Sure, it was only one possession, but it crystalizes why Ohio State is now under-.500 after starting the season 11-3 and next-to-last in the Big Ten standings with Northwestern on Thursday and Michigan State on Sunday eager to add to OSU’s troubles.
Michigan’s switch to a zone defense for the final seconds of the half thoroughly confused Thornton and his teammates, who stood helplessly as time ticked away.
If a call came from the bench to organize them, it wasn’t heard, wasn’t heeded and certainly wasn’t executed – a three-pronged possibility that pertains to almost every loss Ohio State has suffered since having No. 1 Purdue down by three points with 40 seconds left in Columbus on Jan. 5.
Sueing’s backcourt turnover in the time that remained greased Purdue’s getaway with a one-point win, and it’s been misery most every night since.
Sunday was no different, with head coach Chris Holtmann holding leading scorer Brice Sensabaugh out for the first four minutes of both halves to protect him from foul trouble.
Sensabaugh didn’t foul out, but he also never seemed to find an offensive rhythm, shooting 4-of-14 to score 14 points.
Thornton was magnificent, scoring 22 to break Sensabaugh’s streak of 12 straight games as the Buckeyes leading scorer.
During the 26 minutes Sensabaugh played, Ohio State outscored Michigan by two points. The two players most often in when Sensabaugh sat – Isaac Likekele and Eugene Brown – recorded plus-minus ratings of minus-11 (Likekele) and minus-12 (Brown).
That doesn’t prove Holtmann wrong for spacing Sensabaugh’s minutes, but it does demonstrate that OSU still doesn’t have a set rotation 23 games into the season.
To have any confidence in this team turning things around requires blind faith. And it must be blind faith, because no one with functioning eyesight could possibly convince themselves off what they’ve seen over the past month that a 6-2 stretch run with an additional pair of wins in the Big Ten Tournament is remotely possible.
Actually, that’s not true. There is one person with functioning eyesight who can envision that, and that person is Jay Wright.
Yes, the same Jay Wright whose last season at Villanova knocked Holtmann and OSU out of the second round of the NCAA Tournament en route to Wright’s fourth Final Four.
Now working as a CBS college basketball analyst, Wright went to expansive lengths to extol Ohio State’s strategy, talent and future prospects throughout the loss to Michigan.
“I’ve played against Chris Holtmann teams at Butler and at Ohio State,” Wright said near the end of Sunday’s broadcast. “They are always attentive to detail.
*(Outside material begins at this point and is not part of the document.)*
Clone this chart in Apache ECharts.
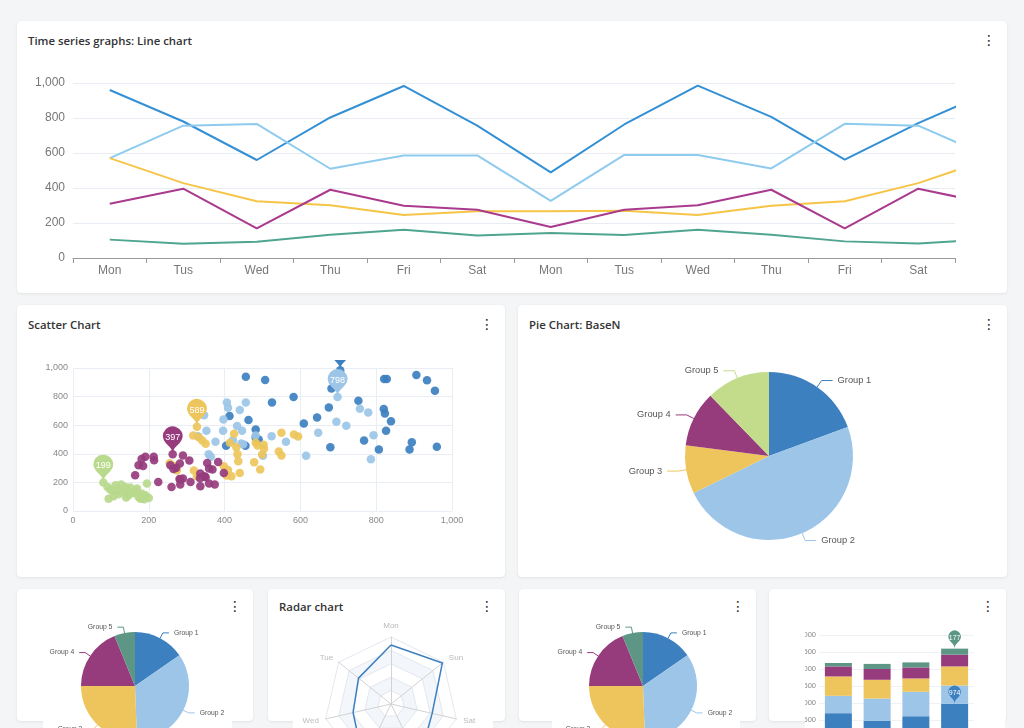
<!DOCTYPE html>
<html><head><meta charset="utf-8">
<script src="https://cdn.jsdelivr.net/npm/echarts@6/dist/echarts.min.js"></script>
<style>
html,body{margin:0;padding:0;width:1024px;height:728px;overflow:hidden;background:#f4f5f7;}
.card{position:absolute;background:#fff;border-radius:4px;box-shadow:0 1px 3px rgba(0,0,0,0.07),0 0 1px rgba(0,0,0,0.06);}
.title{position:absolute;left:11px;top:12px;font-family:'Open Sans',sans-serif;font-weight:600;font-size:11.4px;color:#333;line-height:16px;white-space:nowrap;}
.kebab{position:absolute;right:11px;top:10px;font-family:'DejaVu Sans',sans-serif;font-size:14px;color:#222;line-height:18px;}
.chart{position:absolute;z-index:2;}
.low .title{top:10px;}
.low .kebab{top:8px;}
</style></head>
<body>
<div class="card" style="left:17px;top:21px;width:990px;height:272px;"><div class="title">Time series graphs: Line chart</div><div class="kebab">⋮</div></div>
<div class="card" style="left:17px;top:305px;width:488px;height:272px;"><div class="title">Scatter Chart</div><div class="kebab">⋮</div></div>
<div class="card" style="left:518px;top:305px;width:489px;height:272px;"><div class="title">Pie Chart: BaseN</div><div class="kebab">⋮</div></div>
<div class="card low" style="left:17px;top:589px;width:236px;height:132px;"><div class="kebab">⋮</div></div>
<div class="card low" style="left:268px;top:589px;width:237px;height:132px;"><div class="title">Radar chart</div><div class="kebab">⋮</div></div>
<div class="card low" style="left:519px;top:589px;width:237px;height:132px;"><div class="kebab">⋮</div></div>
<div class="card low" style="left:769px;top:589px;width:237px;height:132px;"><div class="kebab">⋮</div></div>

<div id="cLine" class="chart" style="left:17px;top:60px;width:990px;height:233px;"></div>
<div id="cScatter" class="chart" style="left:17px;top:360px;width:488px;height:217px;"></div>
<div id="cPie" class="chart" style="left:518px;top:340px;width:489px;height:237px;"></div>
<div id="cPie2" class="chart" style="left:43px;top:615px;width:189px;height:130px;background:#fff;"></div>
<div id="cRadar" class="chart" style="left:293px;top:612px;width:200px;height:140px;background:#fff;"></div>
<div id="cPie3" class="chart" style="left:552px;top:615px;width:188px;height:130px;background:#fff;"></div>
<div id="cBar" class="chart" style="left:805px;top:620px;width:200px;height:130px;background:#fff;"></div>

<script>
// ---------- data ----------
const lineDays = ['Mon','Tus','Wed','Thu','Fri','Sat','Mon','Tus','Wed','Thu','Fri','Sat'];
const lineDarkBlue  = [960, 780, 560, 803, 983, 756, 489, 763, 985, 806, 562, 771, 955];
const lineLightBlue = [571, 756, 766, 510, 586, 586, 326, 589, 589, 512, 767, 756, 574];
const lineYellow    = [571, 428, 324, 301, 246, 267, 267, 270, 246, 299, 324, 428, 570];
const linePurple    = [310, 396, 169, 390, 299, 276, 177, 276, 301, 390, 169, 396, 308];
const lineTeal      = [105, 82, 93, 133, 162, 129, 143, 131, 162, 133, 95, 83, 107];

const scatterDarkBlue = [[456,939],[507,916],[525,759],[582,797],[413,664],[463,636],[404,456],[455,456],[482,570],[482,514],[490,500],[609,612],[644,654],[675,724],[682,857],[679,446],[753,771],[768,493],[807,430],[820,713],[823,682],[826,561],[839,628],[821,923],[828,923],[888,430],[894,481],[906,951],[934,914],[955,841],[960,449],[705,985]];
const scatterLightBlue = [[346,670],[352,561],[330,523],[376,484],[358,397],[364,379],[396,561],[397,640],[406,759],[409,722],[440,706],[456,759],[433,594],[446,561],[422,495],[444,472],[449,467],[501,386],[524,523],[562,484],[615,386],[647,547],[695,624],[698,798],[721,596],[757,715],[779,689],[793,530],[786,362],[482,528]];
const scatterYellow = [[327,589],[317,528],[332,516],[341,493],[350,470],[255,334],[270,313],[274,283],[319,283],[327,243],[398,313],[409,287],[405,248],[418,243],[414,477],[425,540],[431,446],[434,397],[436,348],[440,266],[478,341],[482,477],[487,458],[494,290],[503,463],[504,435],[499,395],[550,547],[583,535],[594,521],[543,416],[550,388]];
const scatterPurple = [[164,250],[173,320],[185,315],[191,379],[213,379],[214,355],[225,203],[257,320],[263,397],[260,168],[272,301],[282,332],[290,388],[283,220],[283,185],[290,227],[307,353],[310,203],[336,262],[336,173],[354,336],[359,297],[368,290],[347,243],[359,192],[374,185],[383,343],[398,266],[181,364],[265,294],[281,224],[350,236],[335,229]];
const scatterGreen = [[80,199],[91,168],[98,150],[112,180],[127,185],[138,168],[151,164],[169,157],[195,192],[94,86],[107,103],[120,145],[135,133],[147,110],[160,126],[173,98],[182,121],[191,110],[200,91],[178,86],[188,82],[120,117],[132,145],[155,133],[105,140],[165,140],[185,105],[140,95]];

const pieGroups = ['Group 1','Group 2','Group 3','Group 4','Group 5'];
const pieBigValues = [19.4, 48.4, 9.3, 10.7, 12.3];
const pieSmallValues = [15.4, 34.0, 25.6, 18.8, 6.2];

const radarDays = ['Mon','Tue','Wed','Thu','Fri','Sat','Sun'];
const radarValues = [88, 62, 58, 95, 96, 63, 98];

const barCats = ['A','B','C','D'];
const barDarkBlue  = [700, 481, 611, 974];
const barLightBlue = [511, 650, 718, 541];
const barYellow    = [570, 552, 393, 561];
const barPurple    = [295, 317, 325, 346];
const barTeal      = [101, 150, 147, 177];

const yTicks = {min:0, max:1000, interval:200};

// ---------- helpers ----------
const FONT = "'Liberation Sans', Arial, sans-serif";
const fmt = v => Number(v).toLocaleString('en-US');
function mk(id){ return echarts.init(document.getElementById(id), null, {renderer:'canvas'}); }

// ---------- line chart ----------
const lineColors = ['#3490d4','#8ecbee','#f6c548','#a93a8d','#4fa58f'];
const lineSets = [lineDarkBlue, lineLightBlue, lineYellow, linePurple, lineTeal];
mk('cLine').setOption({
  animation:false,
  textStyle:{fontFamily:FONT},
  grid:{left:56, top:23, width:882, height:175, outerBoundsMode:'none', containLabel:false},
  xAxis:{type:'category', data:lineDays, max:lineDays.length-1, boundaryGap:true,
    axisLine:{lineStyle:{color:'#999', width:1}},
    axisTick:{show:true, length:5, lineStyle:{color:'#999'}},
    axisLabel:{color:'#777', fontSize:12, margin:7, fontFamily:FONT},
    splitLine:{show:false}},
  yAxis:{type:'value', min:yTicks.min, max:yTicks.max, interval:yTicks.interval,
    axisLine:{show:false}, axisTick:{show:false},
    axisLabel:{color:'#777', fontSize:12, margin:8, formatter:fmt, fontFamily:FONT},
    splitLine:{lineStyle:{color:'#e8edf3'}}},
  series: lineSets.map((d,i)=>({type:'line', data:d, showSymbol:false, symbol:'none', clip:true,
    lineStyle:{color:lineColors[i], width:2}, itemStyle:{color:lineColors[i]}}))
});

// ---------- scatter chart ----------
const scatColors = ['#3d80c0','#9cc5e8','#edc55c','#963c7d','#b9d98c'];
const scatSets = [scatterDarkBlue, scatterLightBlue, scatterYellow, scatterPurple, scatterGreen];
const scatAxis = {type:'value', min:0, max:1000, interval:200,
  axisLine:{show:false}, axisTick:{show:false},
  axisLabel:{color:'#888', fontSize:9, margin:5, formatter:fmt, fontFamily:FONT},
  splitLine:{lineStyle:{color:'#e9eef5'}}};
mk('cScatter').setOption({
  animation:false,
  textStyle:{fontFamily:FONT},
  grid:{left:56, top:8, width:379, height:143, outerBoundsMode:'none', containLabel:false},
  xAxis: Object.assign({}, scatAxis),
  yAxis: Object.assign({}, scatAxis),
  series: scatSets.map((d,i)=>({type:'scatter', data:d, symbolSize:8.5,
    itemStyle:{color:scatColors[i], opacity:0.92},
    markPoint:{symbol:'pin', symbolSize:[33,32], data:[{type:'max'}],
      itemStyle:{color:scatColors[i]},
      label:{color:'#fff', fontSize:9, fontFamily:FONT}}}))
});

// ---------- pies ----------
const pieColorsBig = ['#3d80c0','#9cc5e8','#edc55c','#963c7d','#c3dc8c'];
const pieColorsSmall = ['#3d80c0','#9cc5e8','#edc55c','#963c7d','#5e9685'];
mk('cPie').setOption({
  animation:false,
  textStyle:{fontFamily:FONT},
  series:[{type:'pie', radius:84, center:[251,116], startAngle:90, clockwise:true,
    data: pieGroups.map((g,i)=>({name:g, value:pieBigValues[i], itemStyle:{color:pieColorsBig[i]}})),
    itemStyle:{borderWidth:0, borderRadius:0},
    label:{formatter:'{b}', color:'#555', fontSize:9.3, fontFamily:FONT},
    labelLine:{length:8, length2:11, lineStyle:{width:1}}}]
});
function smallPie(id, cx){
  mk(id).setOption({
    animation:false,
    textStyle:{fontFamily:FONT},
    series:[{type:'pie', radius:54, center:[cx,71], startAngle:90, clockwise:true,
      data: pieGroups.map((g,i)=>({name:g, value:pieSmallValues[i], itemStyle:{color:pieColorsSmall[i]}})),
      itemStyle:{borderWidth:0, borderRadius:0},
      label:{formatter:'{b}', color:'#555', fontSize:6.8, fontFamily:FONT, overflow:'none'},
      labelLine:{length:6, length2:6, lineStyle:{width:1}}}]
  });
}
smallPie('cPie2', 92);
smallPie('cPie3', 91);

// ---------- radar ----------
mk('cRadar').setOption({
  animation:false,
  textStyle:{fontFamily:FONT},
  radar:{center:[98,92], radius:67, startAngle:90, splitNumber:5, shape:'polygon',
    indicator: radarDays.map(d=>({name:d, max:100})),
    axisName:{color:'#bbb', fontSize:8, fontFamily:FONT}, nameGap:7,
    splitLine:{lineStyle:{color:'#e3e7ee'}},
    splitArea:{show:true, areaStyle:{color:['#ffffff','#f3f6fb']}},
    axisLine:{lineStyle:{color:'#d3d3d3'}}},
  series:[{type:'radar', symbol:'none', data:[{value:radarValues, name:'Week'}],
    lineStyle:{color:'#3d80c0', width:1.5}, itemStyle:{color:'#3d80c0'}}]
});

// ---------- stacked bar ----------
const barColors = ['#3d80c0','#9cc5e8','#edc55c','#963c7d','#5e9685'];
const barSets = [barDarkBlue, barLightBlue, barYellow, barPurple, barTeal];
const barPin = {0:true, 4:true};
mk('cBar').setOption({
  animation:false,
  textStyle:{fontFamily:FONT},
  grid:{left:14, top:15, width:155, height:102, outerBoundsMode:'none', containLabel:false},
  xAxis:{type:'category', data:barCats, axisLine:{show:false}, axisTick:{show:false},
    axisLabel:{color:'#888', fontSize:7}},
  yAxis:{type:'value', min:0, max:3000, interval:500,
    axisLine:{show:false}, axisTick:{show:false},
    axisLabel:{color:'#888', fontSize:7.5, margin:3, formatter:fmt, fontFamily:FONT},
    splitLine:{lineStyle:{color:'#eef1f5'}}},
  series: barSets.map((d,i)=>{
    const s = {type:'bar', stack:'total', data:d, barWidth:27, itemStyle:{color:barColors[i]}};
    if (barPin[i]) s.markPoint = {symbol:'pin', symbolSize:[21,21], data:[{type:'max'}],
      itemStyle:{color:barColors[i]}, label:{color:'#fff', fontSize:7, fontFamily:FONT}};
    return s;
  })
});
</script>
</body></html>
You can see this team, the young guys are missing out on little details…He will get them there. There’s not a coach in the country I respect more. He’ll get them there.”
With two national titles in his last eight years, Wright ranks among the sport’s most successful coaches over the past decade. But his exaggerated praise of all things Ohio State smacked of the same sugary prose Big Ten coaches paid chronically-underachieving coaches at Wisconsin before Bo Ryan turned that program into a perennial powerhouse.
Michigan center Hunter Dickinson had his way with the Buckeyes inside, getting 26 points on 10-of-15 shooting and grabbing 11 rebounds.
His dominance down low duplicated the same success of Wisconsin’s Steven Crowl, Indiana’s Trayce-Jackson Davis and North Carolina’s Armando Bacot against OSU junior Zed Key.
Holtmann kept Key on the bench to start the second half, a decision assistant coach Jake Deibler told 97.1 The Fan was made in search of, “a different energy,” and, “some energy.”
Does anyone else question why a team captain – a two-year starter, one of only three returnees from last season and thus someone who should be setting the tone for his younger teammates – prompts the staff to sit him for the start of a second half at Michigan over concerns about his energy?
Holtmann tried pawning off the matter in his post-game interview, absolving Key of routinely getting dominated by opposing centers by attributing his shortcomings to inexperience.
“It’s certainly been an education for some of our young guys, and also for Zed,” Holtmann said. “Zed is now in a role where he’s guarding those guys for 25-to-28 minutes a night. He’s never done that in his career. It is an adjustment for him going against those guys.”
If only OSU had the option of recruiting a bigger and better center, or acquiring one via the transfer portal.
Instead, the three players the Buckeyes took via the portal in the off season didn’t contribute much Sunday, with Sean McNeil scoring five points, Likekele two and Tanner Holden zero while watching from the bench.
But don’t worry, everything will be all Wright in time.